After Erica left, I was a wreck. Once again I had let myself be torn apart by loving someone, and I realise now that I did in fact love Erica; or I was at least beginning to, I mean I loved her as my friend but this was a different sort of love. I made a mistake…a few actually. My first mistake was talking to Mark about my fears and not Erica, this led to sleeping with Mark which was mistake number two and finally siding with Isobel Stevens; well I hadn't really sided with her, I had sided with the hospital, my hospital, my home. If Erica had reported the hospital God knows what would have happened and a lot of people would have lost their jobs.
Though my biggest mistake was letting Erica walk away. It was so sudden and I thought that once she had cooled off we would talk, but there wasn't any chance to talk to her. She didn't answer my texts, my calls rang and rang but Erica wouldn't pick up, I went over to her apartment and knocked on her door but it never opened. I thought for sure she would, and she'd be standing there with her flowing blonde curls, piercing blue eyes and holding a glass of wine, she would take one look at me and the ice queen would melt…I used to have that effect on her, before I slept with Mark, before I freaked out about her seeing leaves. So here I am crying into my drink at Joe's trying to make it not obvious that I'm completely heartbroken.
Thinking about Erica I realise just how much I screwed up, but sue me, after having feeling for only men my whole life this beautiful, strong woman walks into my life and feelings start to become confusing. I don't even know what my relationship with Erica means…am I gay now? I haven't a clue, I mean I slept with Mark and it felt exactly the same as sleeping with Erica once I'd gotten over my fears of going "Africa". So does that make me bi? I've never really felt that way about women before sure I can tell if a girls hot or not but I never thought about doing stuff with them.
Oh great here comes Little Grey probably to tell me something about her and Mark. "Hey! Mind if I sit here?" Lexie asks while setting down her drink and sitting down, I say "no, no just overthinking". She asks me if I think Mark will tell Derek about them seeing each other I reply "if he's not an idiot". Lexie asks me if I'm ok and I'm not I can't take this I can't keep talking to her.

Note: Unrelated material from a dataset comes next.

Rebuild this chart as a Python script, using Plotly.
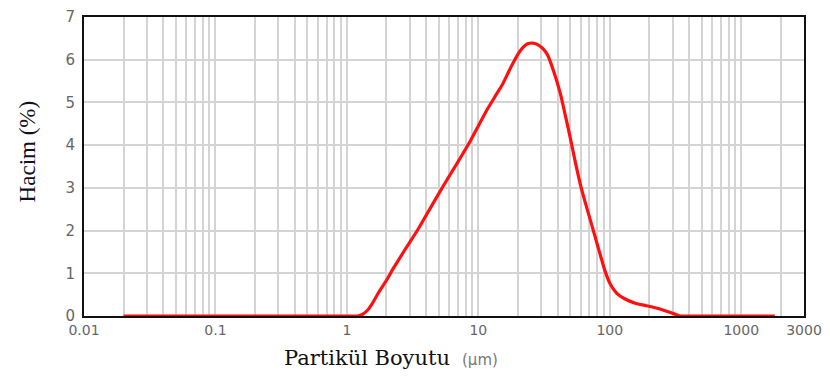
import plotly.graph_objects as go
import numpy as np

# Particle size (µm) and volume (%)
size_um = [0.02, 0.1, 0.5, 1.0, 1.21, 1.33, 1.44, 1.58, 1.72, 2.05, 2.23, 2.8, 3.46, 4.3, 5.35,
           6.9, 8.73, 10.0, 11.7, 13.4, 15.3, 17.0, 18.8, 20.5, 22.4, 24.0, 25.8, 28.0, 30.7,
           33.5, 37.5, 42.1, 46.0, 50.1, 54.5, 59.6, 65.0, 71.0, 77.5, 84.6, 92.0, 100.7,
           113.0, 128.5, 156.0, 190.0, 230.0, 270.0, 309.0, 342.0, 500.0, 1000.0, 1800.0]
volume_pct = [0.0, 0.0, 0.0, 0.0, 0.0, 0.05, 0.14, 0.32, 0.52, 0.89, 1.09, 1.58, 2.02, 2.52, 3.02,
              3.58, 4.11, 4.45, 4.84, 5.14, 5.43, 5.72, 5.98, 6.18, 6.32, 6.38, 6.39, 6.36, 6.27,
              6.12, 5.72, 5.2, 4.68, 4.16, 3.62, 3.09, 2.66, 2.25, 1.84, 1.43, 1.05, 0.75,
              0.53, 0.41, 0.3, 0.24, 0.18, 0.11, 0.05, 0.0, 0.0, 0.0, 0.0]

x_tickvals = [0.01, 0.1, 1, 10, 100, 1000, 3000]
x_ticktext = ["0.01", "0.1", "1", "10", "100", "1000", "3000"]
y_tickvals = [0, 1, 2, 3, 4, 5, 6, 7]

minor_vals = [m * 10.0 ** e for e in range(-2, 4) for m in range(2, 10)]
minor_vals = [v for v in minor_vals if v <= 2000]

fig = go.Figure()
fig.add_trace(go.Scatter(x=size_um, y=volume_pct, mode="lines",
                         line=dict(color="#ff1010", width=3.2, shape="spline", smoothing=0.5),
                         hoverinfo="skip", showlegend=False))

fig.update_layout(
    width=830, height=378,
    margin=dict(l=84, r=24, t=8, b=62),
    paper_bgcolor="white", plot_bgcolor="white",
    showlegend=False,
    xaxis=dict(type="log", range=[-2, np.log10(3000)],
               tickvals=x_tickvals, ticktext=x_ticktext, ticks="",
               tickfont=dict(family="DejaVu Sans", size=14, color="#666666"),
               showgrid=True, gridcolor="#d4d4d4", gridwidth=1.5,
               minor=dict(tickvals=minor_vals, showgrid=True, gridcolor="#d4d4d4", gridwidth=1.5, ticks=""),
               showline=True, linecolor="#111111", linewidth=2, mirror=True,
               zeroline=False),
    yaxis=dict(range=[0, 7], tickvals=y_tickvals, ticks="",
               tickfont=dict(family="DejaVu Sans", size=15, color="#666666"),
               showgrid=True, gridcolor="#d4d4d4", gridwidth=1.5,
               showline=True, linecolor="#111111", linewidth=2, mirror=True,
               zeroline=False, ticklabelstandoff=4),
)

fig.add_annotation(text="Hacim (%)", xref="paper", yref="paper", x=-0.078, y=0.55,
                   textangle=-90, showarrow=False, xanchor="center", yanchor="middle",
                   font=dict(family="Liberation Serif", size=23, color="#111122"))
fig.add_annotation(text="Partikül Boyutu", xref="paper", yref="paper", x=0.393, y=-0.095,
                   showarrow=False, xanchor="center", yanchor="top",
                   font=dict(family="DejaVu Serif", size=21, color="#111111"))
fig.add_annotation(text="(µm)", xref="paper", yref="paper", x=0.55, y=-0.11,
                   showarrow=False, xanchor="center", yanchor="top",
                   font=dict(family="DejaVu Sans", size=15, color="#777777"))

fig.write_html("out.html")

I ramble something incoherent and tell her I'm fine and go to the bathroom.
I shut the bathroom door behind me and lean my head against it, tears flowing freely down my face, I feel so alone like when Erica left she took every I had with her, my love, my confidence and my self-worth. Once again I feel like I'm the topic of discussion around the hospital and I walk around smaller, trying not to get noticed. I lift my head and catch my reflection in the mirror, I'm I mess. I push myself off the door and grab some tissue from the toilet and start dabbing away my tears trying to make it less obvious I've been crying. Taking deep breaths the steady myself, I throw the tissue away and start fixing my eye makeup with my fingers.
A woman walks through the door and I can see her standing behind me, I take a quick glance at her and she say "Hey" and I say Hey back she asks me if I'm Ortho and I reply a quick "yeah right hi", trying to move this conversation along so I can go home, I still haven't look at her and I'm vainly trying to fix my makeup even though I'm pretty sure at this point she knows I've been crying. She says "I'm Arizona Robbins Peds surgery, I've seen u at the hospital" I stop and look at her through the mirror. Arizona say "are you ok?" I blow it off like I'm not an emotional weirdo crying in a bathroom, and I turn and look at her and I see her properly for the first time. She's very beautiful with short blonde curls around her face, sparkly blue eyes and I'm pretty sure I saw dimples. Before I can study her any better she cuts off what I'm saying "people talk, where we work, people talk, a lot and for the sake of being honest I, I think I should tell you that I know things about you, cause people talk" she gives a bit of a laugh at the end and I realise what she's talking about.
I say "oh! You mean…terrific" "it is actually the talk people really like you over there the respect you and they're concern and interested, they really like you, some of them really like you! You just, you look upset and I thought you should know that talk is good, and when you're not upset, when your over being upset, there will be people lining up for you." I look at Arizona and start laughing at what she just said, "Care to give me some names?" not really believing what she just said.
Then she's kissing mean, I'm stunned and I'm just registering the softness of her lips and what this means when she's pulling away and saying "I think you'll know". She walks backwards from me smiling that dimple smile and turns and leave. I'm completely speechless all I can do is release a shaky breath and stare at the door and wonder if there all just really happened, a huge smile on my face for the first time since Erica left. I get up off the sink and look in the mirror again, I run my fingers over my lips which are still tingling from the contact and touch my cheek where she had her hand. I turn and I leave the bathroom.
I don't see Arizona as I'm leaving the bar, I just grab my bag from beside Lexie and say goodbye and leave for the apartment I share with Christina, and my thoughts have shifted from one blonde to another.